* _Set problem_: Each line of the data that includes the string "with" is to be copied out.

* _Data shown_:
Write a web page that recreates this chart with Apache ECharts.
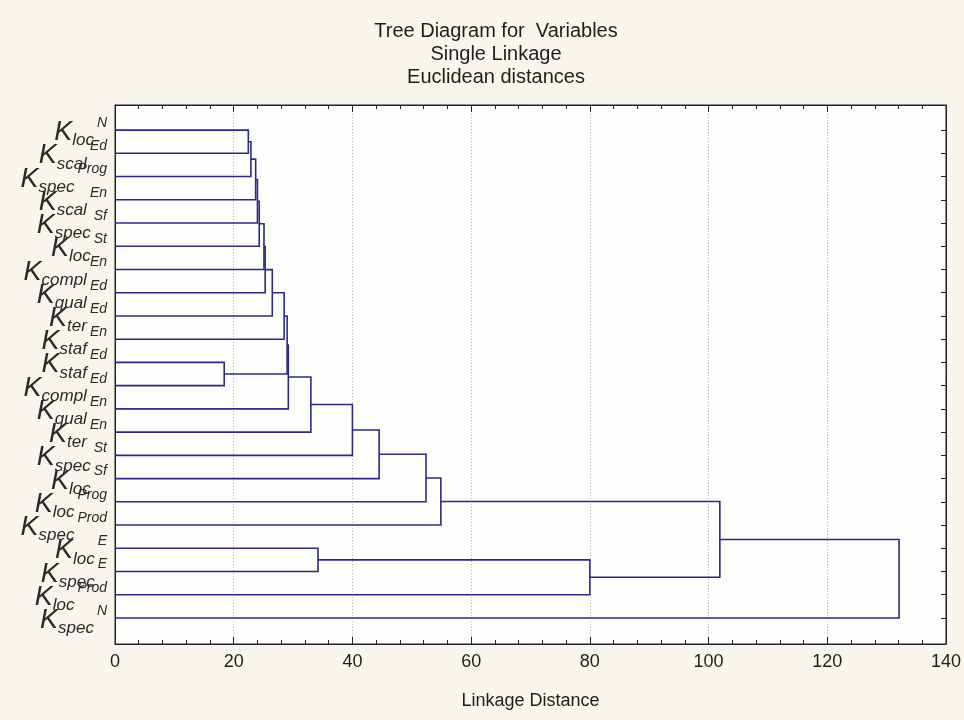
<!DOCTYPE html>
<html><head><meta charset="utf-8">
<script src="https://cdn.jsdelivr.net/npm/echarts@6/dist/echarts.min.js"></script>
<style>html,body{margin:0;padding:0;background:#f7f5ec}#c{width:964px;height:720px}</style>
</head><body><div id="c"></div>
<script>
// Leaves (top to bottom): K with subscript and superscript
const leafIndex = [0,1,2,3,4,5,6,7,8,9,10,11,12,13,14,15,16,17,18,19,20,21];
const leafSub = ['loc','scal','spec','scal','spec','loc','compl','qual','ter','staf','staf','compl','qual','ter','spec','loc','loc','spec','loc','spec','loc','spec'];
const leafSup = ['N','Ed','Prog','En','Sf','St','En','Ed','Ed','En','Ed','Ed','En','En','St','Sf','Prog','Prod','E','E','Prod','N'];
// Merges: node ids 0..21 are leaves, merge k creates node 22+k
const mergeA = [0,22,23,24,25,26,27,28,29,10,30,32,33,34,35,36,37,18,39,38,41];
const mergeB = [1,2,3,4,5,6,7,8,9,11,31,12,13,14,15,16,17,19,20,40,21];
const mergeDist = [22.46,22.9,23.7,24.0,24.3,25.1,25.3,26.5,28.5,18.4,29.0,29.2,33.0,40.0,44.5,52.4,54.9,34.2,80.0,101.9,132.1];
const xTicks = [0,20,40,60,80,100,120,140];

const FONT = 'Liberation Sans, Arial, sans-serif';
const nodeX = leafIndex.map(() => 0);
const nodeY = leafIndex.slice();
mergeA.forEach((a, k) => {
  const b = mergeB[k];
  nodeX.push(mergeDist[k]);
  nodeY.push((nodeY[a] + nodeY[b]) / 2);
});
const mergeData = mergeA.map((a, k) => [k]);
const evenRows = leafIndex.filter(i => i % 2 === 0);
const oddRows = leafIndex.filter(i => i % 2 === 1);

const labelRich = {
  k: {fontFamily: FONT, fontSize: 27, fontStyle: 'italic', lineHeight: 28, padding: [3,0,0,0], verticalAlign: 'top', color: '#2a2a2a'},
  s: {fontFamily: FONT, fontSize: 17, fontStyle: 'italic', lineHeight: 17, padding: [16,0,0,0], verticalAlign: 'top', color: '#2a2a2a'},
  u: {fontFamily: FONT, fontSize: 14, fontStyle: 'italic', lineHeight: 14, padding: [0,0,0,3], verticalAlign: 'top', color: '#2a2a2a'}
};
function labelAxis(rows, showLine) {
  return {
    type: 'value', position: 'left', inverse: true, min: -1.08, max: 22.12,
    axisLine: {show: showLine, onZero: false, lineStyle: {color: '#222'}},
    axisTick: {show: false},
    splitLine: {show: false},
    axisLabel: {
      customValues: rows, margin: 8, hideOverlap: false,
      formatter: v => `{k|K}{s|${leafSub[v]}}{u|${leafSup[v]}}`,
      rich: labelRich
    }
  };
}

const chart = echarts.init(document.getElementById('c'), null, {renderer: 'canvas'});
chart.setOption({
  backgroundColor: '#f7f5ec',
  animation: false,
  title: {
    text: 'Tree Diagram for  Variables\nSingle Linkage\nEuclidean distances',
    left: 491, top: 15, textAlign: 'center',
    textStyle: {fontFamily: FONT, fontSize: 20, lineHeight: 23, fontWeight: 'normal', color: '#1e1e1e'}
  },
  grid: {left: 115, right: 18, top: 105, bottom: 76, show: true, backgroundColor: '#fdfdfb', borderColor: '#222', borderWidth: 1},
  xAxis: [{
    type: 'value', position: 'bottom', min: xTicks[0], max: xTicks[xTicks.length-1], interval: 20,
    name: 'Linkage Distance', nameLocation: 'middle', nameGap: 48,
    nameTextStyle: {fontFamily: FONT, fontSize: 18, color: '#1e1e1e'},
    axisLine: {show: true, onZero: false, lineStyle: {color: '#222', width: 1}},
    axisTick: {show: true, inside: true, length: 7, lineStyle: {color: '#222'}},
    minorTick: {show: true, splitNumber: 5, length: 4, lineStyle: {color: '#222'}},
    axisLabel: {fontFamily: FONT, fontSize: 18, color: '#1e1e1e', margin: 9},
    splitLine: {show: true, lineStyle: {color: '#b8b8b8', type: [1, 2], width: 1}}
  }, {
    type: 'value', position: 'top', min: xTicks[0], max: xTicks[xTicks.length-1], interval: 20,
    axisLine: {show: true, onZero: false, lineStyle: {color: '#222', width: 1}},
    axisTick: {show: true, inside: true, length: 7, lineStyle: {color: '#222'}},
    minorTick: {show: true, splitNumber: 5, length: 4, lineStyle: {color: '#222'}},
    axisLabel: {show: false}, splitLine: {show: false}
  }],
  yAxis: [
    labelAxis(evenRows, true),
    {
      type: 'value', position: 'right', inverse: true, min: -1.08, max: 22.12,
      axisLine: {show: true, onZero: false, lineStyle: {color: '#222'}},
      axisTick: {show: true, inside: true, length: 5, customValues: leafIndex, lineStyle: {color: '#222'}},
      axisLabel: {show: false}, splitLine: {show: false}
    },
    labelAxis(oddRows, false)
  ],
  series: [{
    type: 'custom',
    xAxisIndex: 0, yAxisIndex: 0,
    data: mergeData,
    clip: false,
    renderItem: function (params, api) {
      const k = api.value(0);
      const a = mergeA[k], b = mergeB[k], d = mergeDist[k];
      const p1 = api.coord([nodeX[a], nodeY[a]]);
      const p2 = api.coord([d, nodeY[a]]);
      const p3 = api.coord([d, nodeY[b]]);
      const p4 = api.coord([nodeX[b], nodeY[b]]);
      return {
        type: 'polyline',
        shape: {points: [p1, p2, p3, p4]},
        style: {fill: null, stroke: '#2b2b84', lineWidth: 1.6}
      };
    }
  }]
});
</script>
</body></html>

* _Output of the exercise_:
Write a web page that recreates this chart with Apache ECharts.
// Leaves (top to bottom): K with subscript and superscript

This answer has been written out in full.